Filter the records below and copy every line containing the word "that".

* BEGIN *

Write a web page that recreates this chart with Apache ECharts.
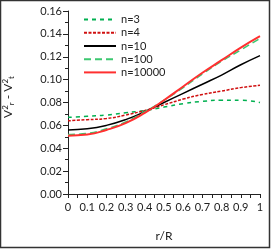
<!DOCTYPE html>
<html><head><meta charset="utf-8">
<script src="https://cdn.jsdelivr.net/npm/echarts@6/dist/echarts.min.js"></script>
<style>html,body{margin:0;padding:0;background:#fff}#c{width:273px;height:250px}</style>
</head><body><div id="c"></div>
<script>
const rValues = [0, 0.1, 0.2, 0.3, 0.4, 0.5, 0.6, 0.7, 0.8, 0.9, 1];
const seriesNames = ['n=3', 'n=4', 'n=10', 'n=100', 'n=10000'];
const n3 = [0.067, 0.068, 0.069, 0.071, 0.073, 0.076, 0.079, 0.081, 0.082, 0.082, 0.080];
const n4 = [0.064, 0.065, 0.066, 0.069, 0.073, 0.078, 0.083, 0.087, 0.090, 0.093, 0.095];
const n10 = [0.056, 0.057, 0.060, 0.065, 0.072, 0.080, 0.088, 0.096, 0.104, 0.113, 0.121];
const n100 = [0.052, 0.053, 0.057, 0.063, 0.072, 0.082, 0.093, 0.105, 0.116, 0.126, 0.136];
const n10000 = [0.051, 0.052, 0.056, 0.062, 0.071, 0.082, 0.094, 0.106, 0.117, 0.128, 0.138];
const allValues = [n3, n4, n10, n100, n10000];
const styles = [
  {color: '#00b050', width: 1.5, type: [4, 4]},
  {color: '#d01010', width: 1.5, type: [3, 1.5]},
  {color: '#000000', width: 1.5, type: 'solid'},
  {color: '#3cc870', width: 1.5, type: [7, 4]},
  {color: '#ff3030', width: 2, type: 'solid'}
];
const font = 'Lato, "Open Sans", sans-serif';
const chart = echarts.init(document.getElementById('c'), null, {renderer: 'canvas'});
chart.setOption({
  animation: false,
  grid: {left: 68, right: 13, top: 11, bottom: 56},
  legend: {
    orient: 'vertical', left: 78, top: 9,
    itemWidth: 32, itemHeight: 14, itemGap: 2,
    itemStyle: {opacity: 0},
    textStyle: {fontFamily: font, fontSize: 11, color: '#222'},
    data: seriesNames
  },
  xAxis: {
    type: 'value', min: 0, max: 1, interval: 0.1,
    name: 'r/R', nameLocation: 'middle', nameGap: 36,
    nameTextStyle: {fontFamily: font, fontSize: 12, color: '#222'},
    axisLine: {lineStyle: {color: '#222', width: 1}},
    axisTick: {show: true, length: 4, lineStyle: {color: '#222'}},
    minorTick: {show: true, splitNumber: 2, length: 4, lineStyle: {color: '#222'}},
    splitLine: {show: false},
    axisLabel: {fontFamily: font, fontSize: 11, color: '#222', margin: 8,
      formatter: v => String(Math.round(v * 10) / 10)}
  },
  yAxis: {
    type: 'value', min: 0, max: 0.16, interval: 0.02,
    axisLine: {show: true, lineStyle: {color: '#222', width: 1}},
    axisTick: {show: true, length: 5, lineStyle: {color: '#222'}},
    minorTick: {show: true, splitNumber: 2, length: 3, lineStyle: {color: '#222'}},
    splitLine: {show: false},
    axisLabel: {fontFamily: font, fontSize: 11, color: '#222', margin: 6,
      formatter: v => v.toFixed(2)}
  },
  graphic: [
    {type: 'rect', shape: {x: 0.5, y: 0.5, width: 269, height: 247},
     style: {fill: 'none', stroke: '#333', lineWidth: 1.5}, silent: true},
    {type: 'text', x: 8, y: 97, rotation: Math.PI / 2, originX: 0, originY: 0,
     style: {
       text: '{v|V}{sp|2}{sb|r}{v| - V}{sp|2}{sb|t}',
       align: 'center', verticalAlign: 'middle',
       rich: {
         v: {fontFamily: font, fontSize: 12, fill: '#222', verticalAlign: 'middle'},
         sp: {fontFamily: font, fontSize: 8, fill: '#222', verticalAlign: 'top', padding: [0,0,6,0]},
         sb: {fontFamily: font, fontSize: 8, fill: '#222', verticalAlign: 'bottom', padding: [6,0,0,0]}
       }
     }}
  ],
  series: allValues.map((vals, i) => ({
    name: seriesNames[i], type: 'line', smooth: true, symbol: 'none',
    data: rValues.map((r, j) => [r, vals[j]]),
    lineStyle: styles[i], itemStyle: {color: styles[i].color}
  }))
});
</script></body></html>
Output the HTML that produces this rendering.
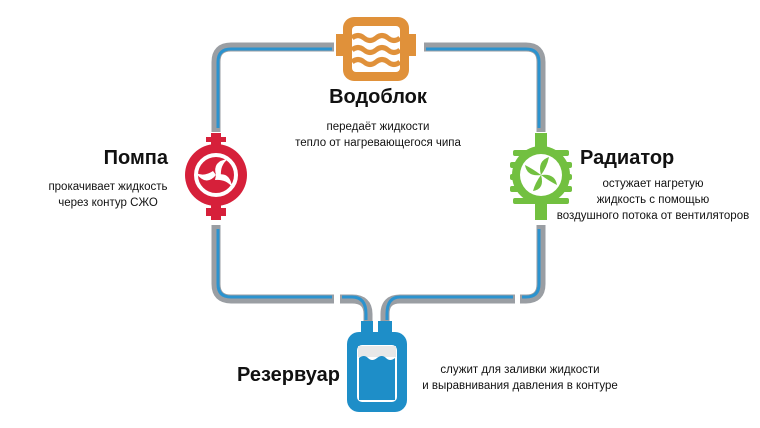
<!DOCTYPE html>
<html><head><meta charset="utf-8"><style>
body{margin:0;background:#fff;width:760px;height:428px;overflow:hidden}
svg{display:block}
text{font-family:"Liberation Sans",sans-serif;fill:#111}
.t{font-weight:bold;font-size:20px}
.b{font-size:11.5px}
</style></head><body>
<svg width="760" height="428" viewBox="0 0 760 428">
<g fill="none" stroke-linecap="butt">
<g stroke="#9a9ea3" stroke-width="9">
<path d="M216 132 V62 Q216 47 231 47 H334"/>
<path d="M424 47 H526 Q541 47 541 62 V132"/>
<path d="M216 225 V284 Q216 299 231 299 H334"/>
<path d="M340 299 H352 Q368 299 368 314 V322"/>
<path d="M541 225 V284 Q541 299 526 299 H520"/>
<path d="M515 299 H400 Q385 299 385 314 V322"/>
</g>
<g stroke="#2b93cf" stroke-width="3">
<path d="M218 128 V62 Q218 49 231 49 H332"/>
<path d="M426 49 H526 Q539 49 539 62 V128"/>
<path d="M218 229 V284 Q218 297 231 297 H332"/>
<path d="M342 297 H352 Q366 297 366 314 V320"/>
<path d="M539 229 V284 Q539 297 526 297 H522"/>
<path d="M513 297 H400 Q387 297 387 314 V320"/>
</g>
</g>
<!-- waterblock -->
<rect x="336" y="34" width="8" height="22" fill="#e0913a"/>
<rect x="408" y="34" width="8" height="22" fill="#e0913a"/>
<rect x="343" y="17" width="66" height="64" rx="11" fill="#e0913a"/>
<rect x="352" y="26" width="48" height="46" rx="4" fill="#fff"/>
<g stroke="#e0913a" stroke-width="5" fill="none">
<path d="M352 38 q6 -5 12 0 t12 0 t12 0 t12 0"/>
<path d="M352 50 q6 -5 12 0 t12 0 t12 0 t12 0"/>
<path d="M352 62 q6 -5 12 0 t12 0 t12 0 t12 0"/>
</g>
<!-- pump -->
<g fill="#d6203a">
<rect x="211" y="133" width="10" height="16"/><rect x="206" y="137" width="20" height="5"/>
<rect x="211" y="200" width="10" height="20"/><rect x="206" y="208" width="20" height="8"/>
<circle cx="216" cy="175" r="31"/>
</g>
<circle cx="216" cy="175" r="20" fill="none" stroke="#fff" stroke-width="4"/>
<g fill="#fff">
<path d="M216 175 q-4 -14 12 -16 q-8 6 -7 17z"/>
<path d="M216 175 q14 -4 16 12 q-6 -8 -17 -7z"/>
<path d="M216 175 q-10 12 -20 -2 q8 4 17 -2z"/>
</g>
<!-- radiator -->
<g fill="#72c040">
<rect x="535" y="133" width="12" height="16"/>
<rect x="535" y="200" width="12" height="20"/>
<rect x="513" y="150" width="56" height="6" rx="2"/>
<rect x="510" y="162" width="62" height="6" rx="2"/>
<rect x="510" y="174" width="62" height="6" rx="2"/>
<rect x="510" y="186" width="62" height="6" rx="2"/>
<rect x="513" y="198" width="56" height="6" rx="2"/>
<circle cx="541" cy="175" r="29"/>
</g>
<circle cx="541" cy="175" r="21" fill="#fff"/>
<g fill="#72c040">
<path d="M541 175 q-4 -14 8 -18 q-2 10 -8 18z"/>
<path d="M541 175 q14 -2 16 10 q-8 -4 -16 -10z"/>
<path d="M541 175 q4 14 -8 16 q2 -8 8 -16z"/>
<path d="M541 175 q-14 2 -16 -10 q8 4 16 10z"/>
</g>
<!-- reservoir -->
<g fill="#1e8ec8">
<rect x="361" y="321" width="12" height="14"/>
<rect x="378" y="321" width="14" height="14"/>
<rect x="347" y="332" width="60" height="80" rx="12"/>
</g>
<rect x="357" y="345" width="40" height="57" rx="5" fill="#fff"/>
<rect x="358" y="346" width="38" height="11" fill="#e8e8e8"/>
<path d="M359 358 q5 -4 9 0 t9 0 t9 0 t9 0 V400 H359z" fill="#1e8ec8"/>
<!-- text -->
<text class="t" x="378" y="103" text-anchor="middle">Водоблок</text>
<text class="b" x="378" y="130" text-anchor="middle">передаёт жидкости</text>
<text class="b" x="378" y="146" text-anchor="middle">тепло от нагревающегося чипа</text>
<text class="t" x="168" y="164" text-anchor="end">Помпа</text>
<text class="b" x="108" y="190" text-anchor="middle">прокачивает жидкость</text>
<text class="b" x="108" y="206" text-anchor="middle">через контур СЖО</text>
<text class="t" x="580" y="164">Радиатор</text>
<text class="b" x="653" y="187" text-anchor="middle">остужает нагретую</text>
<text class="b" x="653" y="203" text-anchor="middle">жидкость с помощью</text>
<text class="b" x="653" y="219" text-anchor="middle">воздушного потока от вентиляторов</text>
<text class="t" x="340" y="381" text-anchor="end">Резервуар</text>
<text class="b" x="520" y="373" text-anchor="middle">служит для заливки жидкости</text>
<text class="b" x="520" y="389" text-anchor="middle">и выравнивания давления в контуре</text>
</svg>
</body></html>
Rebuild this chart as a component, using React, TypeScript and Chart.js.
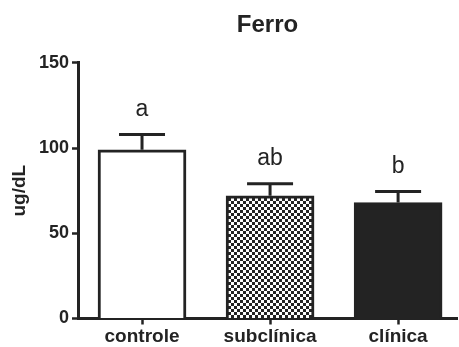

* END *

**Solution to this exercise**:
Write a web page that recreates this chart with Apache ECharts.
Output the HTML that produces this rendering.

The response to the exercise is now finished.